Summary: We must spread the joy of the Gospel as we fight all kinds of enslavement.

Thursday of First Week in Course 2016

Joy of the Gospel

I can’t imagine what it is to be a slave, or, for that matter, like Lincoln, a slave-owner. But all of us have sinned, and many have been addicted to one sin or the other. That’s the worst kind of slavery. The nation of Israel enslaved itself to the worship of foreign gods. They probably considered the Lord, God of Israel, to be a kind of historical oddity, but in the first reading, when their own strength of arms failed them, they brought the Ark of the Presence as their big weapon in battle. After all, isn’t He called Lord God of Hosts–of armies?

But when you look at the text carefully, you see that it was the Philistines who believed more in the power of the Lord. The presence of the Ark actually invigorated these foes, who overwhelmed the Israelites in battle, seized the Ark, and killed the corrupt sons of the effete high priest Eli, who promptly dropped dead when he heard the news. Israel then became a kind of slave-nation to the Philistines. In our Gospel, the anonymous leper was enslaved to his affliction, but he knew the power of Jesus, and the power of obedience. God’s ways are best, and even though following Him will involve pain and suffering, our prayer must for our own happiness always be “Thy will be done.”

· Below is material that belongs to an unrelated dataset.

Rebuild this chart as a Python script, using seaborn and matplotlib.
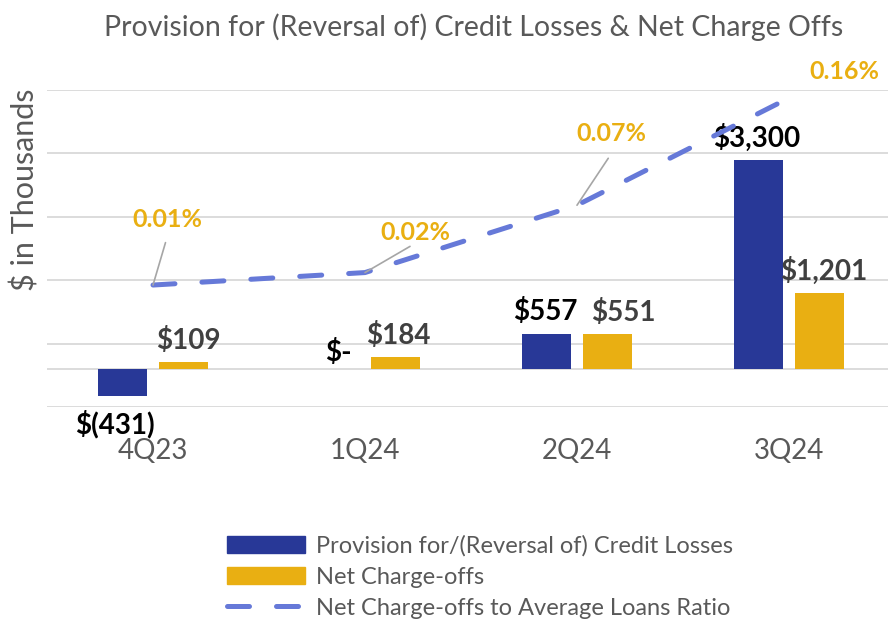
import numpy as np
import pandas as pd
import matplotlib
matplotlib.use("Agg")
import matplotlib.pyplot as plt
from matplotlib.patches import Patch
from matplotlib.lines import Line2D
import seaborn as sns

# chart data
quarters = ["4Q23", "1Q24", "2Q24", "3Q24"]
provision = [-431, 0, 557, 3300]
net_charge_offs = [109, 184, 551, 1201]
nco_ratio = [0.010, 0.020, 0.074, 0.160]  # percent

series_names = ["Provision for/(Reversal of) Credit Losses", "Net Charge-offs"]
ratio_name = "Net Charge-offs to Average Loans Ratio"

BLUE = "#283897"
GOLD = "#E9AF12"
LINE = "#6679D8"
GRAY = "#595959"

sns.set_style("white")
plt.rcParams["font.family"] = ["Lato", "DejaVu Sans"]

df = pd.DataFrame({
    "quarter": quarters * 2,
    "value": provision + net_charge_offs,
    "series": [series_names[0]] * 4 + [series_names[1]] * 4,
})

fig = plt.figure(figsize=(8.88, 6.21), dpi=100)
ax = fig.add_axes([47 / 888, 1 - 407 / 621, 848 / 888, 317 / 621])

sns.barplot(data=df, x="quarter", y="value", hue="series", order=quarters,
            hue_order=series_names, palette=[BLUE, GOLD], width=0.58, gap=0.2,
            saturation=1, linewidth=0, ax=ax, legend=False, zorder=2)

ax.set_xlim(-0.5, 3.5)
ax.set_ylim(-600, 4400)
ax.set_yticks(np.arange(-600, 4401, 1000))
ax.set_yticklabels([])
ax.grid(axis="y", color="#D9D9D9", lw=1.3, zorder=0)
ax.axhline(0, color="#D9D9D9", lw=1.3, zorder=1)
ax.set_axisbelow(True)
for s in ax.spines.values():
    s.set_visible(False)
ax.tick_params(axis="both", length=0)
ax.tick_params(axis="x", pad=22, labelsize=20, labelcolor=GRAY)
ax.set_xlabel("")
ax.set_ylabel("")

# bar value labels
x = np.arange(len(quarters))
off = 0.145
for i, v in enumerate(provision):
    if v == 0:
        txt = "$-"
    elif v < 0:
        txt = f"$({abs(v):,})"
    else:
        txt = f"${v:,}"
    if v < 0:
        ax.annotate(txt, (x[i] - off, v), xytext=(-5, -10), textcoords="offset points",
                    ha="center", va="top", fontsize=20, fontweight="bold", color="black")
    else:
        dx, dy = (3, 2) if v == 0 else (-1, 6)
        ax.annotate(txt, (x[i] - off, v), xytext=(dx, dy), textcoords="offset points",
                    ha="center", va="bottom", fontsize=20, fontweight="bold", color="black")
nco_dx = [3, 2, 11, 3]
for i, v in enumerate(net_charge_offs):
    ax.annotate(f"${v:,}", (x[i] + off, v), xytext=(nco_dx[i], 6), textcoords="offset points",
                ha="center", va="bottom", fontsize=20, fontweight="bold", color="#404040")

# ratio line on a secondary axis
ax2 = ax.twinx()
ax2.set_ylim(-0.0878, 0.1664)
ax2.plot(x, nco_ratio, color=LINE, lw=3.6, dashes=(4.4, 5.4),
         dash_capstyle="round", zorder=3)
ax2.set_yticks([])
for s in ax2.spines.values():
    s.set_visible(False)

lab_off = [(10, 47), (36, 29), (25, 52), (40, 19)]
for i, v in enumerate(nco_ratio):
    dx, dy = lab_off[i]
    ax2.annotate(f"{v:.2f}%", (x[i], v), xytext=(dx, dy), textcoords="offset points",
                 ha="center", va="center", fontsize=18, fontweight="bold", color=GOLD,
                 annotation_clip=False)
    if i < 3:
        ax2.annotate("", (x[i], v), xytext=(dx * 0.9, dy * 0.65), textcoords="offset points",
                     arrowprops=dict(arrowstyle="-", color="#A6A6A6", lw=1.2,
                                     shrinkA=0, shrinkB=0))

fig.text(474 / 888, 1 - 27 / 621, "Provision for (Reversal of) Credit Losses & Net Charge Offs",
         ha="center", va="center", fontsize=20.5, color=GRAY)
fig.text(25 / 888, 1 - 190 / 621, "$ in Thousands", rotation=90,
         ha="center", va="center", fontsize=22, color=GRAY)

handles = [Patch(color=BLUE), Patch(color=GOLD),
           Line2D([], [], color=LINE, lw=3.6, dashes=(4.4, 5.4), dash_capstyle="round")]
fig.legend(handles, series_names + [ratio_name], loc="center left",
           bbox_to_anchor=(227 / 888, 1 - 577 / 621), frameon=False, fontsize=17,
           labelcolor=GRAY, handlelength=3.3, handleheight=0.75, labelspacing=0.42,
           handletextpad=0.45, borderpad=0, borderaxespad=0)

fig.savefig("out.png", dpi=100)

The Holy Father continues his discussion of the poor and suffering, and what we must do for them, and he mentions enslavement: ‘I have always been distressed at the lot of those who are victims of various kinds of human trafficking. How I wish that all of us would hear God’s cry: “Where is your brother?” (Gen 4:9). Where is your brother or sister who is enslaved? Where is the brother and sister whom you are killing each day in clandestine warehouses, in rings of prostitution, in children used for begging, in exploiting undocumented labour? Let us not look the other way. There is greater complicity than we think. The issue involves everyone! This infamous network of crime is now well established in our cities, and many people have blood on their hands as a result of their comfortable and silent complicity.

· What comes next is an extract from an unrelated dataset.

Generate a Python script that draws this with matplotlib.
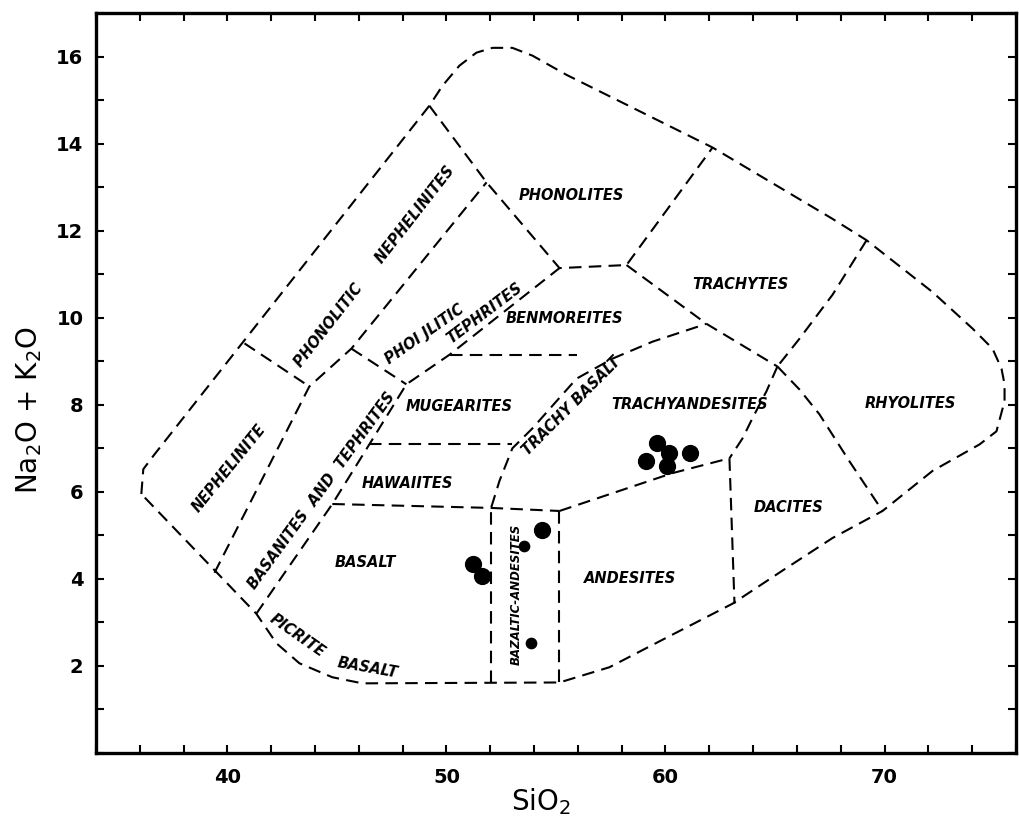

‘Doubly poor are those women who endure situations of exclusion, mistreatment and violence, since they are frequently less able to defend their rights. Even so, we constantly witness among them impressive examples of daily heroism in defending and protecting their vulnerable families.

‘Among the vulnerable for whom the Church wishes to care with particular love and concern are unborn children, the most defenceless and innocent among us. Nowadays efforts are made to deny them their human dignity and to do with them whatever one pleases, taking their lives and passing laws preventing anyone from standing in the way of this. Frequently, as a way of ridiculing the Church’s effort to defend their lives, attempts are made to present her position as ideological, obscurantist and conservative. Yet this defence of unborn life is closely linked to the defence of each and every other human right. It involves the conviction that a human being is always sacred and inviolable, in any situation and at every stage of development. Human beings are ends in themselves and never a means of resolving other problems. Once this conviction disappears, so do solid and lasting foundations for the defence of human rights, which would always be subject to the passing whims of the powers that be. Reason alone is sufficient to recognize the inviolable value of each single human life, but if we also look at the issue from the standpoint of faith, “every violation of the personal dignity of the human being cries out in vengeance to God and is an offence against the creator of the individual”.‘

Some Catholics think that Pope Francis does not have the rights of pre-born humans close enough to his heart. These folks obviously don’t read his writings. Abortion is a sin that cries out to God for justice–and we must keep the plight of these tiny brothers and sisters of ours close to our hearts. We cannot rest until their right to life is respected, and the eradicators of human life put out of business for good.